EXERCISE | Copy each line of the entries that contains the word "chart".

GIVEN RECORDS |
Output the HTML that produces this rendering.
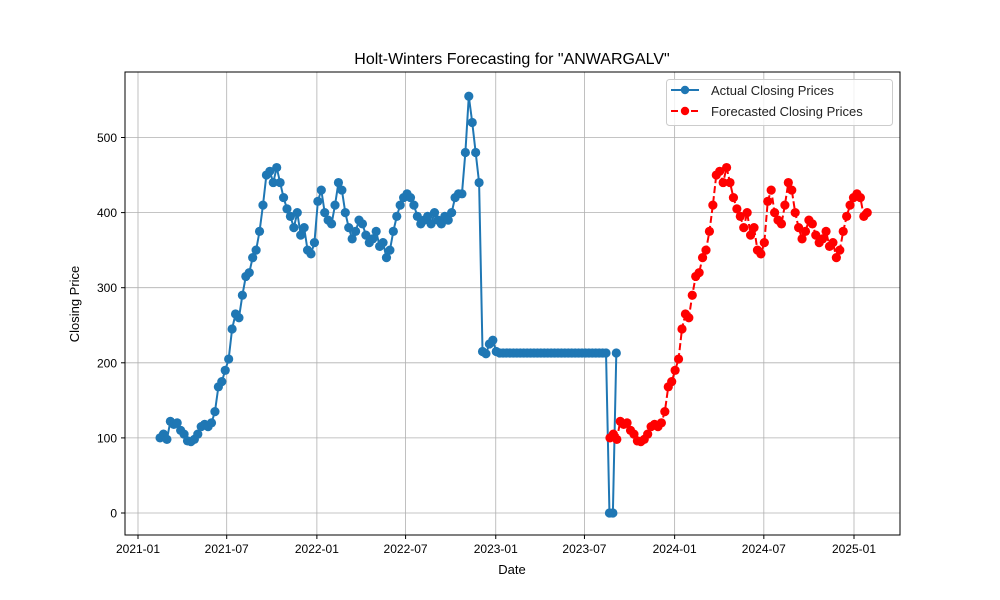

* * *

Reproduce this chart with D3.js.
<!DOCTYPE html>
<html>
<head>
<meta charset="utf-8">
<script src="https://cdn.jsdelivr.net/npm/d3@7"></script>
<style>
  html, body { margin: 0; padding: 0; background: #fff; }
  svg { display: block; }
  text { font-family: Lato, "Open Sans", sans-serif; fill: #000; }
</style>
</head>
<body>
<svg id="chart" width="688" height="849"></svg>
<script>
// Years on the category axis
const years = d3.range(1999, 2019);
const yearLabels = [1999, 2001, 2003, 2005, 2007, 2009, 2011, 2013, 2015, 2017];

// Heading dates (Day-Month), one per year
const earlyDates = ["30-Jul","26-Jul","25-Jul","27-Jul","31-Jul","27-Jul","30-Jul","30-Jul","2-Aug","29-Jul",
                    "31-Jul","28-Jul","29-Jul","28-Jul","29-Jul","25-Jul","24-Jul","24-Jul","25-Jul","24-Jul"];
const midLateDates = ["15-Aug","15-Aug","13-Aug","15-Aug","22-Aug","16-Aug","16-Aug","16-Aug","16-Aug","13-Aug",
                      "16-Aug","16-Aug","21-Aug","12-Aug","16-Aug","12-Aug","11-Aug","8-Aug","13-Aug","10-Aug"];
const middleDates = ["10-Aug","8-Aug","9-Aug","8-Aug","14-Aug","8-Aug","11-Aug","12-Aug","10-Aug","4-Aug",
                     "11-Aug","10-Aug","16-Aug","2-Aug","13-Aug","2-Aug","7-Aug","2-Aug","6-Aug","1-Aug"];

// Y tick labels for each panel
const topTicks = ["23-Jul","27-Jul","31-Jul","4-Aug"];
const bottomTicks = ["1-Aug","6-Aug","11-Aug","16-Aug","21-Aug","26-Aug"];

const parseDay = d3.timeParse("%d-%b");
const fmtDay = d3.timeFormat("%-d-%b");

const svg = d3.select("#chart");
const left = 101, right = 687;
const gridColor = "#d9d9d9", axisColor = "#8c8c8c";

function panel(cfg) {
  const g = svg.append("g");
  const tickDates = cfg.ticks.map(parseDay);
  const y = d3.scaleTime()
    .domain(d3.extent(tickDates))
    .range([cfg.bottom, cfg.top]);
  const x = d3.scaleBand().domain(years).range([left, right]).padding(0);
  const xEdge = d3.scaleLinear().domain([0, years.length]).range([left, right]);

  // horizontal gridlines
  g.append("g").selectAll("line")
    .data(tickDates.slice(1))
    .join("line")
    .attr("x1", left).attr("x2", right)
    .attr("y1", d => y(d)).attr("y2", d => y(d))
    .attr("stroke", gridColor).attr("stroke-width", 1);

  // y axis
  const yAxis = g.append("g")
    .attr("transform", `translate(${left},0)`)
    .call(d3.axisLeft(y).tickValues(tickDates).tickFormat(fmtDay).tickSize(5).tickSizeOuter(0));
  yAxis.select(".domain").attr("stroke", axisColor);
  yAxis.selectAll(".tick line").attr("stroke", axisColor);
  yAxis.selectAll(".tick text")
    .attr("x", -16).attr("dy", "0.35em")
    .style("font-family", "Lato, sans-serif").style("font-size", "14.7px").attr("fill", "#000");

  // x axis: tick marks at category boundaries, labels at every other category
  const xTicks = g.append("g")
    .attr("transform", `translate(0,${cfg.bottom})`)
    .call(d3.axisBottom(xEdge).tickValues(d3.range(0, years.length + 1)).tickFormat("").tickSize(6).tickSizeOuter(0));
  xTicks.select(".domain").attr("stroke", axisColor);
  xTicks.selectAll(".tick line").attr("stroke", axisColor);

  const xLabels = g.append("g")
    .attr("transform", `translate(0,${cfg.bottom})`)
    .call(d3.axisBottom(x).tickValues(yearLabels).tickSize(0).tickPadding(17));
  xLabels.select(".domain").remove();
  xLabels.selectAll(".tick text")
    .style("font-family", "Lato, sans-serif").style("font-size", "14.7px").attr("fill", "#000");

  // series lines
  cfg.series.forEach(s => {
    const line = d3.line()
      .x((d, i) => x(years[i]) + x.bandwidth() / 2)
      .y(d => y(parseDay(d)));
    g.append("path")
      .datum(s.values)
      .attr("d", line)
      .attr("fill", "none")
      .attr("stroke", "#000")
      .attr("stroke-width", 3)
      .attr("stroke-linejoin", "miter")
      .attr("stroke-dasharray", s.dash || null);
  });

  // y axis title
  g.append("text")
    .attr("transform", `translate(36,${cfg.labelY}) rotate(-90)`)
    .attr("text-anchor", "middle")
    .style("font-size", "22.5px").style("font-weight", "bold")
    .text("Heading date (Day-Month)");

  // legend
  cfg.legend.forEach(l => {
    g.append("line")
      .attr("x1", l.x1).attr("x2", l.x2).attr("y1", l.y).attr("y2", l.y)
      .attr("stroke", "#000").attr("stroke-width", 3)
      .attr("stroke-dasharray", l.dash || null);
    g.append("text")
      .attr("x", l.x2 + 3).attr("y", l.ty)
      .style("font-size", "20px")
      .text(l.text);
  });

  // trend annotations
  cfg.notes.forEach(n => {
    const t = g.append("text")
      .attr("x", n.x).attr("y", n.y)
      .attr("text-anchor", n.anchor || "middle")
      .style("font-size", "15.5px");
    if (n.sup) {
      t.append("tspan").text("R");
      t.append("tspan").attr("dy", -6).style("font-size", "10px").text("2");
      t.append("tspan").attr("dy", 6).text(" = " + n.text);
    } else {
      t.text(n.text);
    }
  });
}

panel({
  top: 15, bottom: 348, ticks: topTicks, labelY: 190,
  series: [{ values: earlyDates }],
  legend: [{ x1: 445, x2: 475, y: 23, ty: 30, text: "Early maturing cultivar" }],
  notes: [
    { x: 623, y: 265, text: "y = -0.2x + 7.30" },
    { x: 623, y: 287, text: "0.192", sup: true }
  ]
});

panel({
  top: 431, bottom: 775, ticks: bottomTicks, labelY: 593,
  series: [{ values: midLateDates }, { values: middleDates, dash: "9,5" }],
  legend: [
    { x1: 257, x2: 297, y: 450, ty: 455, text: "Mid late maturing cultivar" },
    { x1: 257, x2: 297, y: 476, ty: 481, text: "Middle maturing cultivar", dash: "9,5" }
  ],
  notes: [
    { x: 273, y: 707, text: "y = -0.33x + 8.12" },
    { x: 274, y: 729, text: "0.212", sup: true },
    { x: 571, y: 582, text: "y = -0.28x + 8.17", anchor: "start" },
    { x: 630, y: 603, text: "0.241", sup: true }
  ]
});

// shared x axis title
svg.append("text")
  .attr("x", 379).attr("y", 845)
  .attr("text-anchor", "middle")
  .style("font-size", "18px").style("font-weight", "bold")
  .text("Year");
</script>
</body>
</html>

---

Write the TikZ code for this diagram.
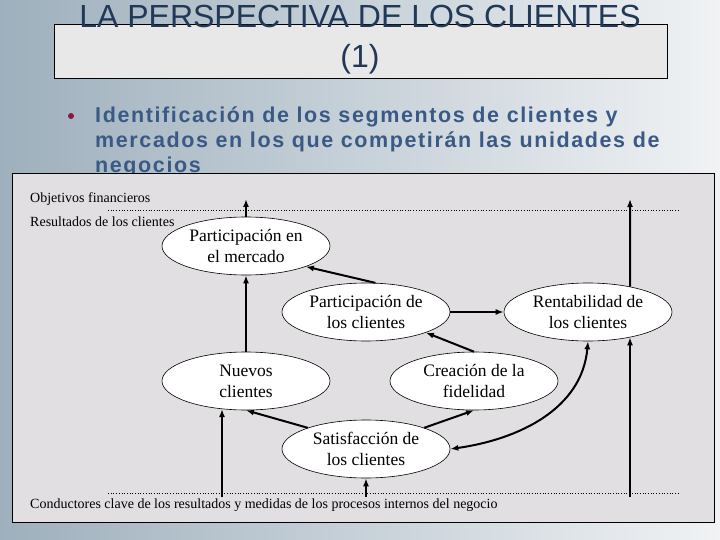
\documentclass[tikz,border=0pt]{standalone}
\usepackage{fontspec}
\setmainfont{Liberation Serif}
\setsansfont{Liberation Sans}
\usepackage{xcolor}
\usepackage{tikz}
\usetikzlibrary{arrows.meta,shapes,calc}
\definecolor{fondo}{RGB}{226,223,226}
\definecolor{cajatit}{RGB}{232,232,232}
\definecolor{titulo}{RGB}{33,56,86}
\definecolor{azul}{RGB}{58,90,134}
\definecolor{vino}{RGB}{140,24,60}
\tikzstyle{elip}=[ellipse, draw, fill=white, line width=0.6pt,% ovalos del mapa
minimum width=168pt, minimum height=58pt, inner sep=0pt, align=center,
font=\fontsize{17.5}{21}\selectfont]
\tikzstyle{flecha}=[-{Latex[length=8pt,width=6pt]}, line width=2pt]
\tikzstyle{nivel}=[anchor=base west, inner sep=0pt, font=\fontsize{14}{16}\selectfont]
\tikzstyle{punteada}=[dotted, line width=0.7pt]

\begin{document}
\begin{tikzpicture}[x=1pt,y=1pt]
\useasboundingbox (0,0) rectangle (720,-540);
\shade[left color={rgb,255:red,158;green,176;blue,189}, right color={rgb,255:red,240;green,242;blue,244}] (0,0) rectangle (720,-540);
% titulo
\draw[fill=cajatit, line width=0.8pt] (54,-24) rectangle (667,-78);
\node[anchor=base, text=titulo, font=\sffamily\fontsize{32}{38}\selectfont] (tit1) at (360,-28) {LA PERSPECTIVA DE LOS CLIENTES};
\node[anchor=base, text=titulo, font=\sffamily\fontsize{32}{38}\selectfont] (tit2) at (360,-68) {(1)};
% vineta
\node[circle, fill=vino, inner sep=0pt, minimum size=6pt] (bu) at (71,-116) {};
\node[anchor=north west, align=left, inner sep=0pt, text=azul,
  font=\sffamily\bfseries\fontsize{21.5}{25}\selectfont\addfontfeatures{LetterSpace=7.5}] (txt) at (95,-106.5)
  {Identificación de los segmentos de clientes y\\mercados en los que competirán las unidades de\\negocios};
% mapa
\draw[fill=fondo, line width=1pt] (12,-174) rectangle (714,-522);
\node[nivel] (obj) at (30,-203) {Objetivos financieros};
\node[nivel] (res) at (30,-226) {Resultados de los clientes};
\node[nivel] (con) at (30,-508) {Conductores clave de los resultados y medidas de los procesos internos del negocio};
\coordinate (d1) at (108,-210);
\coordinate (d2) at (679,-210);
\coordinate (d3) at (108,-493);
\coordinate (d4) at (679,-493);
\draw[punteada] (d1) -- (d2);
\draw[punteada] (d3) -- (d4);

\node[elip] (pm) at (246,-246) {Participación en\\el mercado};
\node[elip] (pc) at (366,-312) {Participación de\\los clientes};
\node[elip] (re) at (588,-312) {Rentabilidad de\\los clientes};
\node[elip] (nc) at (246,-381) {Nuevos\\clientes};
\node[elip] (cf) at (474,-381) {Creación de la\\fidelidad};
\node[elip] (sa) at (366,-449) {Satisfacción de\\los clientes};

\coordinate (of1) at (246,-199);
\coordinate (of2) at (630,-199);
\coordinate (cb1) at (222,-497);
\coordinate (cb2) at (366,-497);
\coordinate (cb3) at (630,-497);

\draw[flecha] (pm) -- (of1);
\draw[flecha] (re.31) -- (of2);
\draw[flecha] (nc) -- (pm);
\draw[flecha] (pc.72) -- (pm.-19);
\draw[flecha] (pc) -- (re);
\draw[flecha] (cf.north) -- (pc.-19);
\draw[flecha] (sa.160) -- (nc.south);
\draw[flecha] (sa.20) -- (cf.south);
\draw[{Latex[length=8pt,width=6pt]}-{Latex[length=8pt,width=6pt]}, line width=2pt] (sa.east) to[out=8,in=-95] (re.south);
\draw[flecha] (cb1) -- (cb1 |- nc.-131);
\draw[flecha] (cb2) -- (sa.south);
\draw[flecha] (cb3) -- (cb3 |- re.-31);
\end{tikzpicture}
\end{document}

THE RESPONSE |
Reproduce this chart with D3.js.
<svg id="chart" width="688" height="849"></svg>
const svg = d3.select("#chart");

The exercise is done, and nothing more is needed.